When I was at the cemetery with Olga on Sunday, I saw these little flower bugs crawling around on a salmon-colored rose. And then, back home again...
...I saw what looks like the same kind of bug on our lupine.
I had no idea what these critters were, so I did some digging. I've concluded that they're Closterotomus trivialis, a relatively recent arrival in England from the Mediterranean. Apparently they're a serious pest for olive and citrus growers, although they primarily eat nettles. I'm not clear on whether they're a problem for our plants, but for now, I'm letting them be. At least they make nice pictures!
In other garden news...
...one of my jimsonweed seeds has finally sprouted. Nothing from any of the others yet. But I might wind up with at least one plant, fingers crossed.
My wildflower seedlings have not fared as well. I noticed this morning that they'd been ravaged by slugs. I found a few tiny slugs still on them and picked them off, but it may be too little too late. Honestly, if a wildflower can't prosper in the wild, what good is it?
I also noticed something ate one of my zinnia seedlings. That's not so terrible, though -- even though I thinned them (ugh!) there are still too many in the pot. Nature could stand to cull a few.

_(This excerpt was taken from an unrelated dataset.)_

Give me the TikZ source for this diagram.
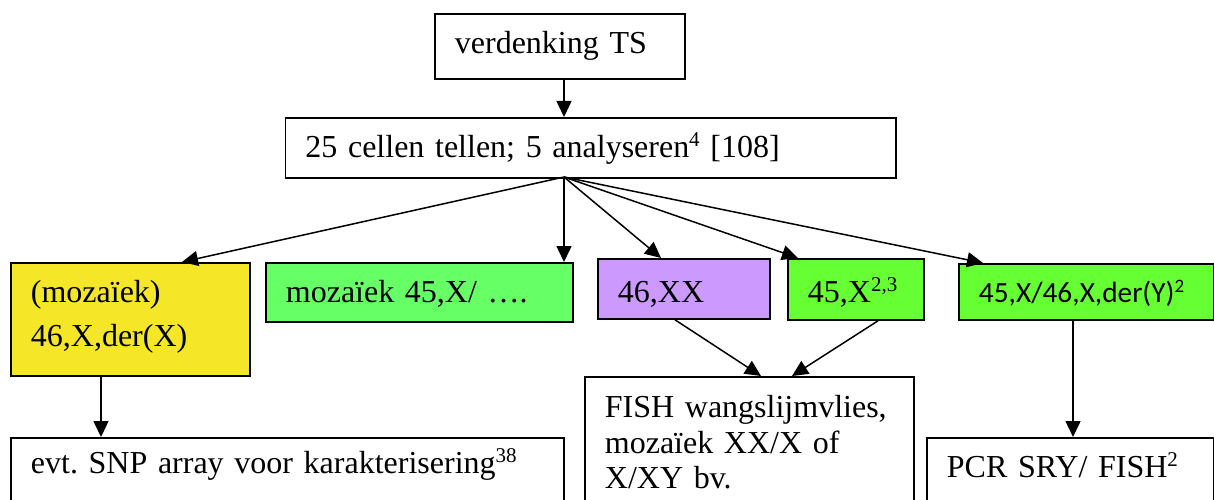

Finally, this is a bit hard to see, but that thistly-looking plant sprouted and grew from a crack in the patio next to our pot of poppy seedlings. I let it grow because I was curious about what it would become. Apparently it's called a rough sow thistle, and as you can see it has yellow flowers. In fact, it's a member of the dandelion family. I'm probably going to have to pull it out soon because I don't want it going to seed. According to Wikipedia, it makes a "palatable and nutritious leaf vegetable." Should we try it?
I can see the headlines now:
WEST HAMPSTEAD MEN DIE FROM EATING POISONOUS THISTLE
Scientists say it's easily mistaken for edible variety
Yesterday morning I wound up being half an hour late for work, because of course when I stood up from blogging with minutes to spare, the dog also leaped up and expected a walk. I am completely unable to refuse Olga a walk when she's excited to get one. I'm not sure these are healthy priorities, but fortunately no one at work seemed to mind.